Tracks (B). Well, this movie has already disappeared from Dallas-area theaters, but you can probably still catch it on one of those newfangled “netflicks” or something. Anyway, it is based on the true story of Robyn Davidson, a young woman who set out to walk across Australia, east to west, with four camels and a dog back in the late 1970s. Mia Wasikowsks (Stoker) stars as Davidson, and although she turns in a nice performance, I was left a little unclear what would possess someone to want to do such a crazy thing. Adam Driver (Frances Ha) co-stars as a National Geographic photographer who pops in from time to time to take some pix of the adventuress and her camels. The flick also gives you a close-up look at what camels are really like—big, ornery, and possessed of big, pointy, nasty teeth. There were surprisingly few snakes, spiders, and crocodiles, though. Anyway, I enjoyed it, and I look forward to comparing this film to the upcoming Wild starring Reese Witherspoon (Mud).

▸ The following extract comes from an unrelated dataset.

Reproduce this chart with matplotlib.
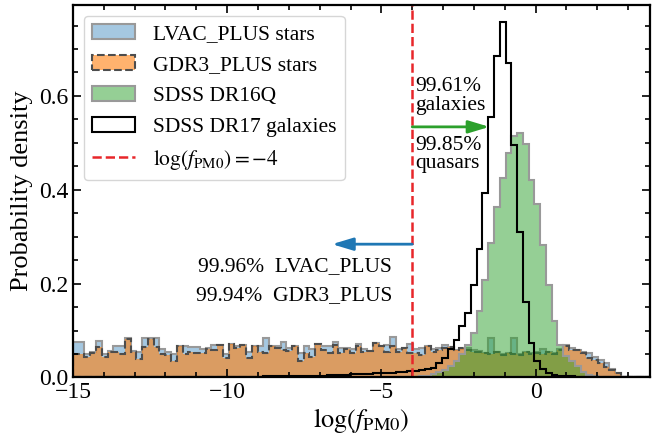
import matplotlib
matplotlib.use("Agg")
import matplotlib.pyplot as plt
import numpy as np
from matplotlib.colors import to_rgba

plt.rcParams["font.family"] = ["Liberation Serif", "DejaVu Serif"]
plt.rcParams["mathtext.fontset"] = "stix"
plt.rcParams["font.size"] = 15.5

# common binning for all samples
bin_edges = np.linspace(-15, 3.7, 101)

# densities per bin (100 bins)
lvac_density = [
    0.075, 0.075, 0.050, 0.055, 0.078, 0.050, 0.056, 0.068, 0.066, 0.085,
    0.056, 0.055, 0.085, 0.085, 0.085, 0.060, 0.055, 0.050, 0.068, 0.066,
    0.064, 0.064, 0.060, 0.062, 0.069, 0.069, 0.050, 0.071, 0.066, 0.069,
    0.055, 0.066, 0.066, 0.084, 0.067, 0.066, 0.076, 0.062, 0.066, 0.052,
    0.066, 0.060, 0.071, 0.066, 0.066, 0.076, 0.062, 0.062, 0.060, 0.072,
    0.060, 0.057, 0.074, 0.066, 0.069, 0.087, 0.060, 0.062, 0.072, 0.060,
    0.062, 0.066, 0.060, 0.062, 0.070, 0.064, 0.058, 0.060, 0.062, 0.058,
    0.056, 0.052, 0.085, 0.055, 0.050, 0.052, 0.085, 0.050, 0.055, 0.052,
    0.055, 0.060, 0.055, 0.052, 0.060, 0.069, 0.062, 0.059, 0.055, 0.052,
    0.044, 0.037, 0.030, 0.017, 0.009, 0.0, 0.0, 0.0, 0.0, 0.0,
]
gdr3_density = [
    0.051, 0.051, 0.043, 0.052, 0.065, 0.043, 0.054, 0.054, 0.051, 0.082,
    0.054, 0.040, 0.065, 0.082, 0.065, 0.051, 0.048, 0.035, 0.068, 0.051,
    0.055, 0.052, 0.052, 0.060, 0.059, 0.069, 0.041, 0.071, 0.062, 0.069,
    0.041, 0.066, 0.055, 0.052, 0.067, 0.062, 0.059, 0.057, 0.066, 0.034,
    0.052, 0.044, 0.071, 0.059, 0.052, 0.069, 0.052, 0.060, 0.052, 0.066,
    0.055, 0.057, 0.074, 0.066, 0.055, 0.066, 0.055, 0.062, 0.052, 0.052,
    0.048, 0.066, 0.055, 0.059, 0.062, 0.064, 0.058, 0.062, 0.058, 0.055,
    0.054, 0.052, 0.050, 0.055, 0.048, 0.052, 0.050, 0.048, 0.055, 0.050,
    0.052, 0.050, 0.055, 0.050, 0.058, 0.066, 0.059, 0.059, 0.052, 0.041,
    0.037, 0.030, 0.023, 0.016, 0.009, 0.0, 0.0, 0.0, 0.0, 0.0,
]
qso_density = [0.0] * 60 + [
    0.002, 0.004, 0.007, 0.011, 0.016, 0.024, 0.035, 0.050, 0.070, 0.095,
    0.141, 0.208, 0.287, 0.364, 0.425, 0.479, 0.515, 0.522, 0.498, 0.421,
    0.370, 0.283, 0.196, 0.120, 0.070, 0.045, 0.035, 0.025, 0.012, 0.006,
    0.003, 0.0, 0.0, 0.0, 0.0, 0.0, 0.0, 0.0, 0.0, 0.0,
]
galaxy_density = [0.0] * 30 + [
    0.001, 0.001, 0.001, 0.002, 0.002, 0.002, 0.002, 0.003, 0.003, 0.003,
    0.003, 0.004, 0.004, 0.004, 0.005, 0.005, 0.006, 0.006, 0.007, 0.007,
    0.008, 0.008, 0.009, 0.009, 0.010, 0.010, 0.011, 0.012, 0.013, 0.013,
    0.015, 0.018, 0.021, 0.030, 0.041, 0.061, 0.080, 0.110, 0.138, 0.196,
    0.274, 0.394, 0.556, 0.684, 0.758, 0.671, 0.496, 0.309, 0.160, 0.074,
    0.035, 0.017, 0.010, 0.006, 0.004, 0.003, 0.002, 0.001, 0.0, 0.0,
    0.0, 0.0, 0.0, 0.0, 0.0, 0.0, 0.0, 0.0, 0.0, 0.0,
]

cut = -4
frac_gal, frac_qso = "99.61%", "99.85%"
frac_lvac, frac_gdr3 = "99.96%", "99.94%"

centers = 0.5 * (bin_edges[:-1] + bin_edges[1:])

fig = plt.figure(figsize=(6.57, 4.43), dpi=100)
ax = fig.add_axes([0.111, 0.148, 0.878, 0.841])

ax.hist(centers, bins=bin_edges, weights=lvac_density, histtype="stepfilled",
        facecolor=to_rgba("tab:blue", 0.4), edgecolor="0.6", lw=1.5,
        label="LVAC_PLUS stars")
ax.hist(centers, bins=bin_edges, weights=gdr3_density, histtype="stepfilled",
        facecolor=to_rgba("tab:orange", 0.6), edgecolor="0.3", lw=1.5,
        linestyle="--", label="GDR3_PLUS stars")
ax.hist(centers, bins=bin_edges, weights=qso_density, histtype="stepfilled",
        facecolor=to_rgba("tab:green", 0.5), edgecolor="0.6", lw=1.5,
        label="SDSS DR16Q")
ax.hist(centers, bins=bin_edges, weights=galaxy_density, histtype="step",
        color="k", lw=1.5, label="SDSS DR17 galaxies")
ax.axvline(cut, color="#e8262a", ls="--", lw=1.8,
           label=r"$\log(f_{\rm PM0})=-4$")

arrow_kw = dict(arrowstyle="-|>,head_length=0.63,head_width=0.19",
                lw=2, mutation_scale=20, shrinkA=0, shrinkB=0)
ax.annotate("", xy=(-6.6, 0.284), xytext=(cut, 0.284),
            arrowprops=dict(color="tab:blue", **arrow_kw))
ax.annotate("", xy=(-1.5, 0.534), xytext=(cut, 0.534),
            arrowprops=dict(color="tab:green", **arrow_kw))

ax.text(cut + 0.1, 0.56, frac_gal + "\ngalaxies", ha="left", va="bottom",
        linespacing=0.95)
ax.text(cut + 0.1, 0.515, frac_qso + "\nquasars", ha="left", va="top",
        linespacing=0.95)
ax.text(-4.65, 0.236, frac_lvac + "  LVAC_PLUS", ha="right", va="center")
ax.text(-4.65, 0.174, frac_gdr3 + "  GDR3_PLUS", ha="right", va="center")

ax.set_xlim(-15, 3.7)
ax.set_ylim(0, 0.794)
ax.set_xticks([-15, -10, -5, 0])
ax.set_yticks([0.0, 0.2, 0.4, 0.6])
ax.set_xticks(np.arange(-15, 4, 1), minor=True)
ax.set_yticks(np.arange(0, 0.8, 0.05), minor=True)
ax.tick_params(which="both", direction="in", top=True, right=True, width=1.2,
               labelsize=17)
ax.tick_params(which="major", length=6)
ax.tick_params(which="minor", length=3.5)
for s in ax.spines.values():
    s.set_linewidth(1.6)

ax.set_xlabel(r"$\log(f_{\rm PM0})$", fontsize=19, labelpad=2)
ax.set_ylabel("Probability density", fontsize=19, labelpad=4)

ax.legend(loc="upper left", framealpha=0.8, fancybox=True)

fig.savefig("out.png", dpi=100)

A new review from The Movie Snob.
My Old Lady (D). Despite its great cast, I did not like this movie. Kevin Kline (A Prairie Home Companion) stars as Jim, an American loser who has just inherited a very valuable Paris apartment upon the death of his estranged father. But when he spends his last dime to go to Paris and sell the thing, he discovers it is occupied by an elderly lady named Mathilde (Maggie Smith, TV’s Downton Abbey), and that he doesn’t actually get the apartment until she dies. And on top of that, he has to pay her a princely sum every month, or he loses it all. And on top of that, Mathilde’s daughter Chloe (Kristin Scott Thomas, Salmon Fishing in the Yemen) also lives there, and she immediately develops an intense loathing for ol’ Jim. Based on a play, this is a very stagy movie with lots of dramatic monologues. As the climax approached, I thought the characters behaved in an unbelievable and rather icky fashion. In short, the script let the actors down. Sadly, I must recommend that you skip this one and stick to Downton Abbey for your Maggie Smith fix.
Mom Under Cover checks in. CAUTION: Some might consider the following review to contain spoilers.
Gone Girl (B+)
David Fincher’s (Seven, Fight Club, The Social Network) latest offering, based on Gillian Flynn’s 2012 best seller of the same name, is a dark thriller and a good one at that. (I didn’t read the book, so I don’t know whether the movie strayed from the novel.) The movie opens with Nick Dunne (Ben Affleck) stroking his wife Amy’s (Rosamund Pike) head and wanting to crack open her skull…to know what she’s really thinking….and then it picks up with the search for the missing Amy. As the plot unfolds, we learn both partners are liars and cheats and the marriage is nothing like the storybook romance it appears to be. Affleck more than adequately portrays the shallow Nick, but it is Pike (Pride & Prejudice, An Education) whose performance mesmerizes. Perhaps the discipline she uses to turn her natural British accent into the American middle-of-the-country-lack-of-accent fuels her controlled, depraved presence as Amy. Neil Patrick Harris is sublime as the stalker. Oh, and if I had been reading the book instead of watching the movie, the ending might have caused me to throw the book across the room.
It’s The Hunger Games. No, it’s Divergent. No, it’s
The Maze Runner (C). Yes, it is yet another young-adult movie about some weird future dystopia where the young adults must lead the way. The set-ups are definitely getting more outlandish. In this movie, a bunch of teenaged boys have had their memories erased and then been put in the middle of a giant maze with walls a hundred feet high. Maybe two hundred. The boys are reasonably safe in their giant clearing in the center of the maze, but anyone who goes into the maze and stays there after nightfall gets killed by some unseen terror. Spooky, huh? Anyhoo, the lost boys have avoided getting all Lord-of-the-Fliesy by having just a few strict rules, but then a newcomer named Thomas shows up and wants to start breaking them all in his quest to escape the maze. Things could have really gotten interesting when the first and only girl in the tribe shows up soon after Thomas does, but by then the maze is getting all wonky, and the boys are more worried about surviving than vying for the new prom queen’s affections. Patricia Clarkson (Easy A) has a couple of scenes as the mysterious power behind the maze.
The Movie Snob takes a trip.
The Trip to Italy (C+). Steve Coogan (Philomena) and Rob Brydon (Lock, Stock, and Two Smoking Barrels) play a couple of Brits who get the plum assignment of spending a week in Italy, driving through the countryside, staying in great hotels, and eating at great restaurants, all for the purpose of writing some review articles for a magazine back home. Amusingly, they play versions of themselves, so there’s a lot of talk about the movie biz and a little submerged rivalry that emerges as Brydon learns he is up for a part in a major American movie. The friends debate the merits of Alanis Morissette, occasionally muse about their own mortality, and do tons of celebrity impressions. It’s not a particularly weighty film, but it’s a pleasant enough way to spend a couple of hours. It’s a sequel to The Trip (2010), in which the guys apparently did the same thing in the north of England.